Diritti

Ancona, tribunale obbliga Comune a iscrivere all’anagrafe un richiedente asilo: sentenza solleva questione di legittimità costituzionale

A comunicarlo l'Ambasciata dei diritti delle Marche che ha sostenuto l'azione del migrante in aula. Per il giudice non inserire il nome nel registro equivale a negare diversi diritti: la stipula di un contratto lavorativo, la patente di guida, l'accesso alla cittadinanza. E per la prima volta una decisione simile finisce davanti alla Consulta. La onlus: "Risultato estremamente importante perché chiede alla Corte Costituzionale di fare chiarezza"

Negare l’iscrizione all’anagrafe di un richiedente asilo lede i diritti e potrebbe essere costituzionalmente illegittimo. È quanto ha deciso la prima sezione civile del Tribunale di Ancona di fronte al caso di un richiedente asilo a cui è stata negata l’iscrizione all’elenco secondo la norma contenuta nel Decreto Sicurezza. Il giudice ha obbligato il Comune ad accettare l’iscrizione e ha sollevato la questione di legittimità costituzionale. A comunicarlo è l’Ambasciata dei diritti delle Marche che ha sostenuto l’azione del migrante in aula. “A quanto ci risulta è la prima volta che su tale normativa viene sollevata la questione di legittimità costituzionale“, si legge nel comunicato della onlus. Per la decisione definitiva, si legge nell’ordinanza, si attenderà l’esito dell’incidente di costituzionalità.

“Riteniamo di estrema importanza questo risultato sia perché consente da subito l’iscrizione anagrafica del richiedente, con la conseguente possibilità di accedere a tutti i diritti ad essa connessi, sia perché la richiesta di pronunciamento della Corte Costituzionale può fare chiarezza definitiva – si legge ancora nel comunicato – con effetti vincolanti, sull’incostituzionalità delle disposizioni in materia di iscrizione anagrafica contenute nel primo decreto legge Salvini e sulla loro natura discriminatoria”. A seguire il caso l’avvocato Paolo Cognini, dell’Associazione studi giuridici sull’immigrazione, esperto del cosiddetto “Decreto Salvini”.

Nell’ordinanza a sostegno della sentenza sono molti gli esempi di diritti negati, a partire dalla mancata maturazione dei requisiti per la cittadinanza. “Ogni giorno di mancata iscrizione anagrafica è sottratto al progressivo maturare del requisito temporale”, si legge nel testo.
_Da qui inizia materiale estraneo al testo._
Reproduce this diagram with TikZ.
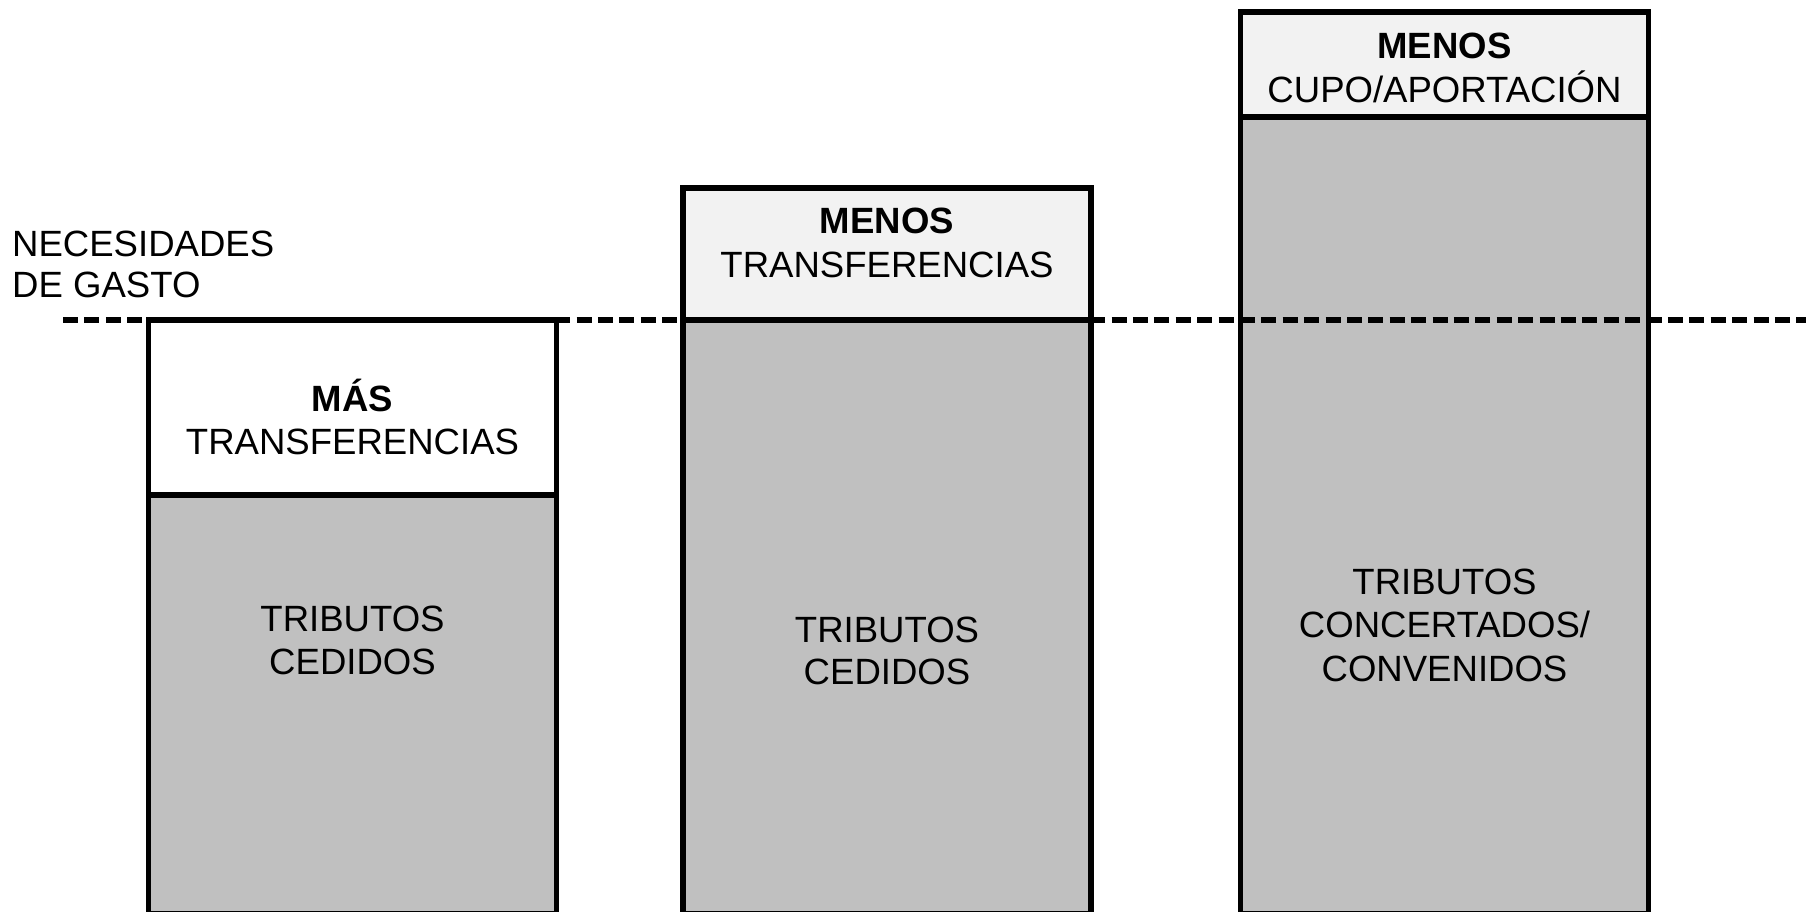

Ma non solo. Senza residenza anagrafica, si legge ancora nell’ordinanza, al richiedente asilo è preclusa la possibilità di stipulare un contratto lavorativo, nonché quella di prendere la patente. “Il ricorrente non ha possibilità di stipulare altri contratti di prestazione di lavoro occasionale (come disciplinati dal d.l. n. 50/2017) in quanto gli stessi presuppongono la registrazione presso la piattaforma telematica dell’INPS, la cui procedura richiede indefettibilmente l’indicazione dell’indirizzo di residenza”, scrive sempre il giudice Martina Marinangeli. Impossibili anche l’accesso ai servizi bancari e l’apertura di un conto corrente. Limiti quindi, che per il magistrato “si traducono in una preclusione all’accesso a tutti quei diritti, facoltà e servizi che elevano tale prova a requisito costitutivo, interponendo quindi seri ostacoli allo sviluppo della persona come singolo e nelle formazioni sociali”.

Ma non solo. Nella sentenza viene anche sollevata la questione di legittimità costituzionale, che dovrà essere poi discussa presso la Consulta. “Appare violato, in primo luogo, il principio di ragionevolezza, in quanto il legislatore con la norma censurata ha privato, al solo fine di impedire l’iscrizione anagrafica, il ‘permesso di soggiorno’, documento deputato al precipuo fine di attestare la regolarità del soggiorno di uno straniero sul territorio, della sua ontologica natura ovvero della sua capacità di provare la legittima permanenza sul territorio nazionale – si legge ancora nell’ordinanza -. Il principio di ragionevolezza può dirsi rispettato solo laddove esista una ‘causa normativa’ della suddetta differenziazione che, nel caso di specie, non può essere ravvisata nella ‘precarietà della condizione giuridica dello straniero’ in quanto tale precarietà non corrisponde ad un soggiorno di breve durata”.

Non è la prima volta che un tribunale impone al Comune l’iscrizione al registro. Già lo scorso maggio un caso simile era successo a Bologna, scatenando subito la reazione contraria di Matteo Salvini. Decisione analoga anche a Firenze, a marzo 2019, per una richiesta negata nel comune di Scandicci. In entrambe le occasioni, però, il giudice non ha sollevato la questione di legittimità costituzionale, ma solamente indicato che la norma non entrava in contrasto con la domanda di iscrizione all’anagrafe.